Yes. You could say that this is what Spanish departments (and all language programs) have been doing all along. We teach about languages, cultures and cultural products (mostly literary works and films). Our National Standards include"Cultures," emphasizing that students should learn about cultural products, practices and perspectives. At least on our campus, the majority of study-abroad students go to Spanish-speaking programs and many of our majors study abroad.
No. One word from the article struck me as absolutely absent from most Spanish programs that I know: "workplace." I believe that our Spanish programs excel at cultural analysis. (Usually expressed through literary analysis.) But I believe that we fail to explicitly connect those analytical skills to their application in real-world professional settings.
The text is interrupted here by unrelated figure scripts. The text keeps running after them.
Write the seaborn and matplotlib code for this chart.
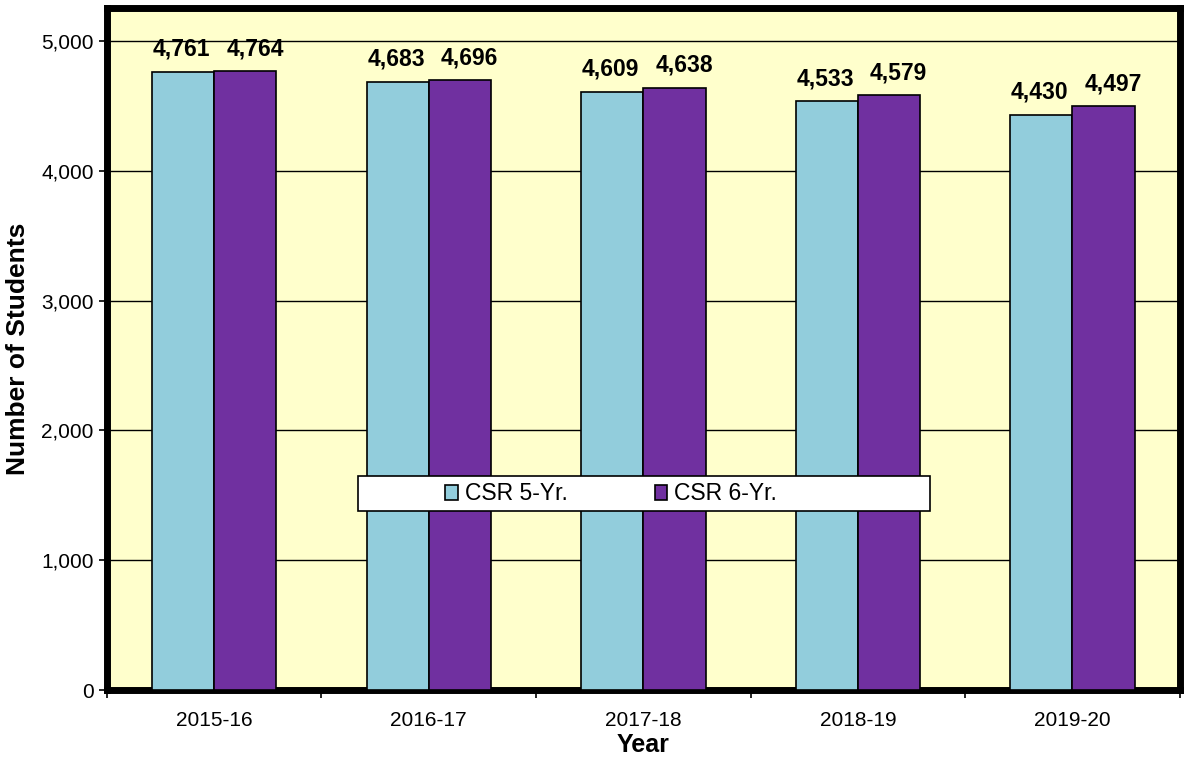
import seaborn as sns
import pandas as pd
import matplotlib.pyplot as plt
from matplotlib.patches import Rectangle
from matplotlib.ticker import FuncFormatter, FixedLocator

years = ['2015-16', '2016-17', '2017-18', '2018-19', '2019-20']
csr_5yr = [4761, 4683, 4609, 4533, 4430]
csr_6yr = [4764, 4696, 4638, 4579, 4497]
series = ['CSR 5-Yr.', 'CSR 6-Yr.']

df = pd.DataFrame({
    'Year': years * 2,
    'Students': csr_5yr + csr_6yr,
    'Series': [series[0]] * len(years) + [series[1]] * len(years),
})

sns.set_style('white')
plt.rcParams['font.family'] = ['Liberation Sans', 'DejaVu Sans']
plt.rcParams['text.color'] = 'black'
plt.rcParams['axes.labelcolor'] = 'black'
plt.rcParams['xtick.color'] = 'black'
plt.rcParams['ytick.color'] = 'black'

fig = plt.figure(figsize=(11.88, 7.6), dpi=100)
ax = fig.add_axes([0.090, 0.092, 0.903, 0.897])
ax.set_facecolor('#FFFFCC')

g = sns.barplot(data=df, x='Year', y='Students', hue='Series', ax=ax,
                palette=['#92CDDC', '#7030A0'], width=0.58, gap=0,
                edgecolor='black', linewidth=1.2, saturation=1)

# value labels, nudged apart a little like the original
for c, dx in zip(ax.containers, [-1, 7]):
    for p, v in zip(c.patches, c.datavalues):
        ax.annotate(f'{v:,.0f}', (p.get_x() + p.get_width() / 2, p.get_height()),
                    xytext=(dx, 8), textcoords='offset points', ha='center', va='bottom',
                    fontsize=16.5, fontweight='bold', color='black')

ax.set_ylim(0, 5250)
ax.set_xlim(-0.5, 4.5)
ax.set_yticks([0, 1000, 2000, 3000, 4000, 5000])
ax.yaxis.set_major_formatter(FuncFormatter(lambda v, p: f'{v:,.0f}'))
ax.grid(axis='y', color='black', linewidth=1)
ax.set_axisbelow(True)

ax.xaxis.set_minor_locator(FixedLocator([-0.5, 0.5, 1.5, 2.5, 3.5, 4.5]))
ax.tick_params(axis='x', which='major', length=0, labelsize=15, pad=15)
ax.tick_params(axis='x', which='minor', length=6, width=1.2, direction='out', bottom=True)
ax.tick_params(axis='y', length=6, width=1.2, direction='out', left=True, labelsize=15)

for s in ax.spines.values():
    s.set_linewidth(5)
    s.set_color('black')
ax.spines['bottom'].set_zorder(0.5)

ax.set_xlabel('Year', fontsize=18, fontweight='bold', labelpad=2)
ax.set_ylabel('Number of Students', fontsize=19, fontweight='bold', labelpad=8)

# white legend band
ax.add_patch(Rectangle((0.234, 0.262), 0.533, 0.052, transform=ax.transAxes,
                       facecolor='white', edgecolor='black', linewidth=1.2, zorder=5))
leg = ax.legend(loc='center', bbox_to_anchor=(0.47, 0.288), ncol=2, fontsize=16.5,
                frameon=False, handlelength=0.55, handleheight=0.65, handletextpad=0.3,
                columnspacing=3.8, borderpad=0.2)
leg.set_zorder(6)
leg.set_title(None)

plt.savefig('out.png', dpi=100)
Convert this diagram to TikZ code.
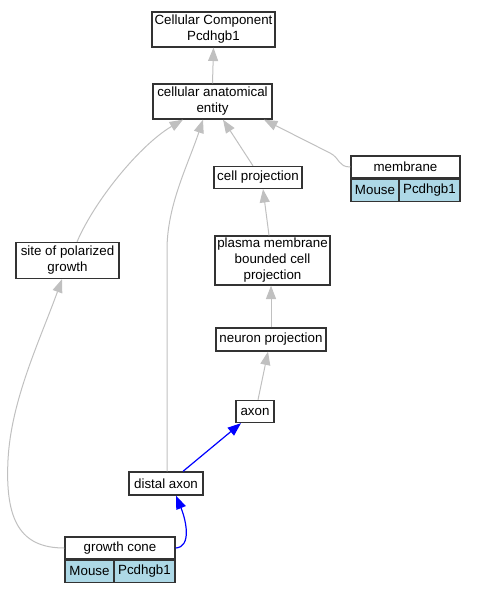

Sure, some programs have a "Business Spanish" class on the books, but it's often seen as the booby prize of teaching assignments. And I realize that bolstering students' critical thinking skills is a very important undertaking. But it's not hard to wrap up an analysis with a work-related application. Other fields are doing it better than us, it seems!
Nursing. Take a look at the standards for cultural competency in their field. I wish Spanish programs were teaching their students to work for social justice, advance culturally-appropriate policies and to empower and advocate the people they work with/for! And look at these case studies used to teach transcultural nursing--we should borrow some of these scenarios for teaching our Spanish students.